● What the task requires
For the copy, please give all of the data again exactly and leave the pictures out.

● Data to process

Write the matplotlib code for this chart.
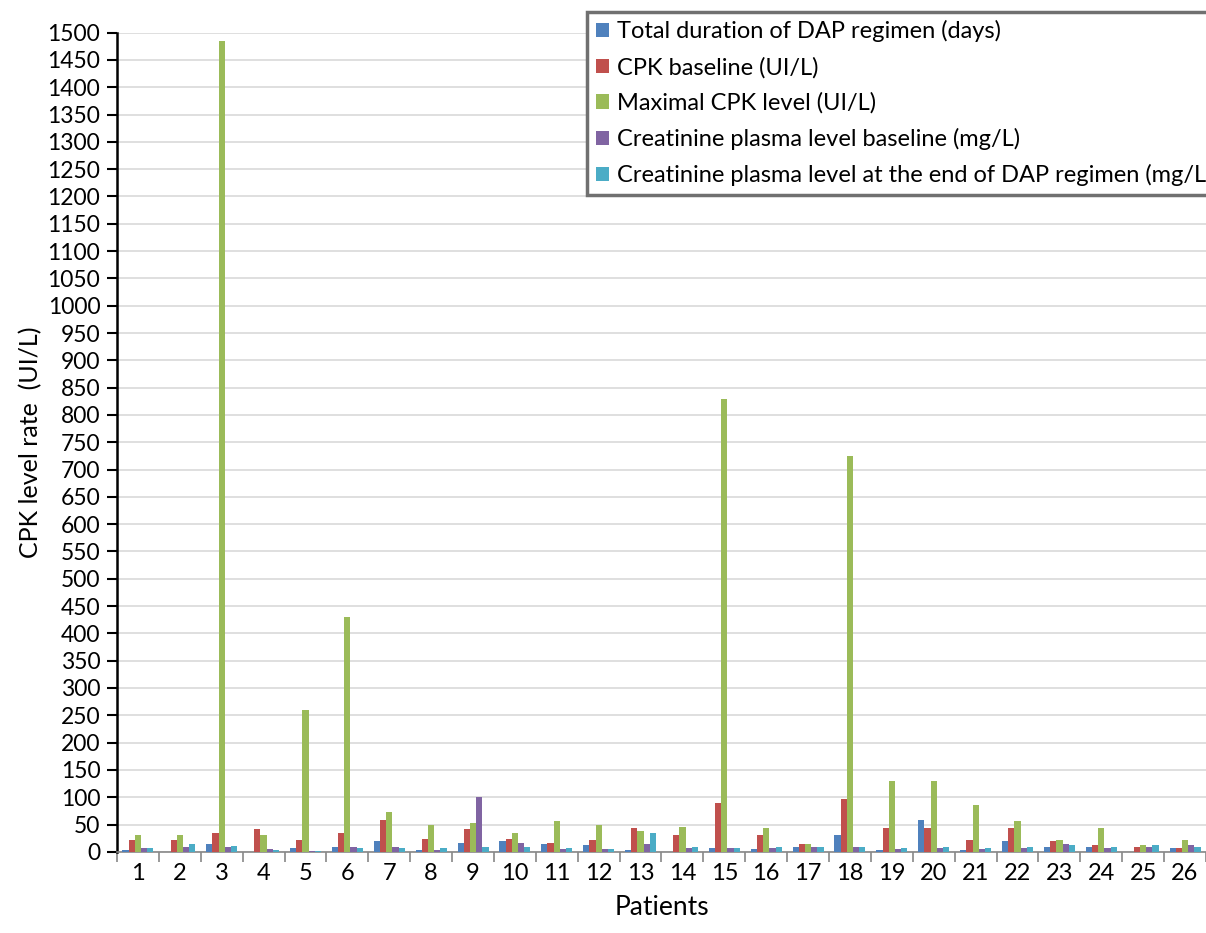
import numpy as np
import matplotlib.pyplot as plt

plt.rcParams['font.family'] = ['Lato', 'DejaVu Sans']

patients = [str(i) for i in range(1, 27)]

duration = [3, 0, 14, 0, 7, 9, 19, 2.5, 16, 19, 14, 12, 2.5, 0, 7,
            5, 9, 30, 2.5, 59, 2.5, 19, 9, 9, 0, 7]
cpk_base = [21, 21, 34, 41, 21, 34, 59, 23, 41, 23, 16, 21, 43, 30, 89,
            30, 14, 96, 43, 43, 21, 43, 19, 12, 9, 7]
cpk_max = [31, 31, 1485, 31, 260, 430, 73, 50, 52, 34, 57, 50, 39, 46, 830,
           43, 14, 725, 129, 129, 86, 57, 21, 43, 12, 21]
creat_base = [7, 9, 9, 5, 2, 9, 9, 4, 100, 16, 5, 5, 14, 7, 7,
              7, 9, 9, 5, 7, 5, 7, 14, 7, 9, 12]
creat_end = [7, 14, 11, 2.5, 2, 7, 7, 7.5, 9, 9, 7.5, 5, 34, 9, 7,
             9, 9, 9, 7, 9, 7, 9, 12, 9, 12, 9]

series = [duration, cpk_base, cpk_max, creat_base, creat_end]
labels = ['Total duration of DAP regimen (days)',
          'CPK baseline (UI/L)',
          'Maximal CPK level (UI/L)',
          'Creatinine plasma level baseline (mg/L)',
          'Creatinine plasma level at the end of DAP regimen (mg/L)']
colors = ['#4F81BD', '#C0504D', '#9BBB59', '#8064A2', '#4BACC6']

fig = plt.figure(figsize=(12.06, 9.33), dpi=100)
ax = fig.add_axes([0.097, 0.087, 0.903, 0.878])

x = np.arange(len(patients))
w = 0.148
for i, (vals, lab, col) in enumerate(zip(series, labels, colors)):
    ax.bar(x + (i - 2) * w, vals, width=w, color=col, label=lab, zorder=3)

ax.set_xlim(-0.5, len(patients) - 0.5)
ax.set_ylim(0, 1500)
ax.set_yticks(np.arange(0, 1501, 50))
ax.yaxis.grid(True, color='#d9d9d9', linewidth=1.2, zorder=0)
ax.set_xticks(x)
ax.set_xticklabels(patients)
ax.set_xticks(np.arange(-0.5, len(patients), 1), minor=True)
ax.tick_params(axis='x', which='major', length=0, labelsize=17, pad=8)
ax.tick_params(axis='x', which='minor', length=7, color='#888888', width=1.2)
ax.tick_params(axis='y', labelsize=16.5, length=7, width=1.5, pad=5)

for s in ['top', 'right']:
    ax.spines[s].set_visible(False)
ax.spines['left'].set_linewidth(1.8)
ax.spines['bottom'].set_color('#888888')
ax.spines['bottom'].set_linewidth(1.2)

ax.set_ylabel('CPK level rate  (UI/L)', fontsize=18, labelpad=4)
ax.set_xlabel('Patients', fontsize=19, labelpad=8)

leg = fig.legend(loc='upper left', bbox_to_anchor=(0.487, 0.987), fontsize=17,
                 handlelength=0.55, handleheight=0.55, handletextpad=0.35,
                 labelspacing=0.6, borderpad=0.35, borderaxespad=0,
                 fancybox=False, framealpha=1)
leg.get_frame().set_edgecolor('#707070')
leg.get_frame().set_linewidth(2.5)

fig.savefig('out.png', dpi=100)
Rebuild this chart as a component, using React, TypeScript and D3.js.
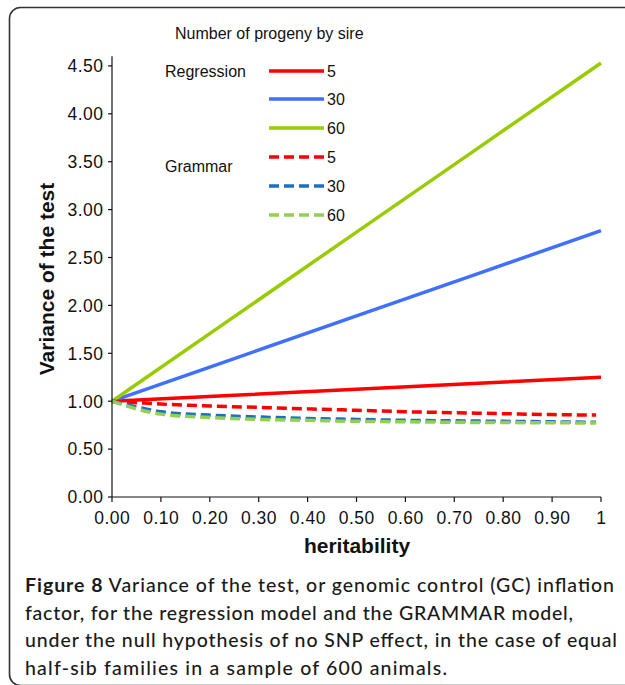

● Response
Write the matplotlib code for this chart.
import numpy as np
import matplotlib.pyplot as plt

plt.rcParams['font.family'] = ['Lato', 'DejaVu Sans']

patients = [str(i) for i in range(1, 27)]

duration = [3, 0, 14, 0, 7, 9, 19, 2.5, 16, 19, 14, 12, 2.5, 0, 7,
            5, 9, 30, 2.5, 59, 2.5, 19, 9, 9, 0, 7]
cpk_base = [21, 21, 34, 41, 21, 34, 59, 23, 41, 23, 16, 21, 43, 30, 89,
            30, 14, 96, 43, 43, 21, 43, 19, 12, 9, 7]
cpk_max = [31, 31, 1485, 31, 260, 430, 73, 50, 52, 34, 57, 50, 39, 46, 830,
           43, 14, 725, 129, 129, 86, 57, 21, 43, 12, 21]
creat_base = [7, 9, 9, 5, 2, 9, 9, 4, 100, 16, 5, 5, 14, 7, 7,
              7, 9, 9, 5, 7, 5, 7, 14, 7, 9, 12]
creat_end = [7, 14, 11, 2.5, 2, 7, 7, 7.5, 9, 9, 7.5, 5, 34, 9, 7,
             9, 9, 9, 7, 9, 7, 9, 12, 9, 12, 9]

series = [duration, cpk_base, cpk_max, creat_base, creat_end]
labels = ['Total duration of DAP regimen (days)',
          'CPK baseline (UI/L)',
          'Maximal CPK level (UI/L)',
          'Creatinine plasma level baseline (mg/L)',
          'Creatinine plasma level at the end of DAP regimen (mg/L)']
colors = ['#4F81BD', '#C0504D', '#9BBB59', '#8064A2', '#4BACC6']

fig = plt.figure(figsize=(12.06, 9.33), dpi=100)
ax = fig.add_axes([0.097, 0.087, 0.903, 0.878])

x = np.arange(len(patients))
w = 0.148
for i, (vals, lab, col) in enumerate(zip(series, labels, colors)):
    ax.bar(x + (i - 2) * w, vals, width=w, color=col, label=lab, zorder=3)

ax.set_xlim(-0.5, len(patients) - 0.5)
ax.set_ylim(0, 1500)
ax.set_yticks(np.arange(0, 1501, 50))
ax.yaxis.grid(True, color='#d9d9d9', linewidth=1.2, zorder=0)
ax.set_xticks(x)
ax.set_xticklabels(patients)
ax.set_xticks(np.arange(-0.5, len(patients), 1), minor=True)
ax.tick_params(axis='x', which='major', length=0, labelsize=17, pad=8)
ax.tick_params(axis='x', which='minor', length=7, color='#888888', width=1.2)
ax.tick_params(axis='y', labelsize=16.5, length=7, width=1.5, pad=5)

for s in ['top', 'right']:
    ax.spines[s].set_visible(False)
ax.spines['left'].set_linewidth(1.8)
ax.spines['bottom'].set_color('#888888')
ax.spines['bottom'].set_linewidth(1.2)

ax.set_ylabel('CPK level rate  (UI/L)', fontsize=18, labelpad=4)
ax.set_xlabel('Patients', fontsize=19, labelpad=8)

leg = fig.legend(loc='upper left', bbox_to_anchor=(0.487, 0.987), fontsize=17,
                 handlelength=0.55, handleheight=0.55, handletextpad=0.35,
                 labelspacing=0.6, borderpad=0.35, borderaxespad=0,
                 fancybox=False, framealpha=1)
leg.get_frame().set_edgecolor('#707070')
leg.get_frame().set_linewidth(2.5)

fig.savefig('out.png', dpi=100)
Rebuild this chart as a component, using React, TypeScript and D3.js.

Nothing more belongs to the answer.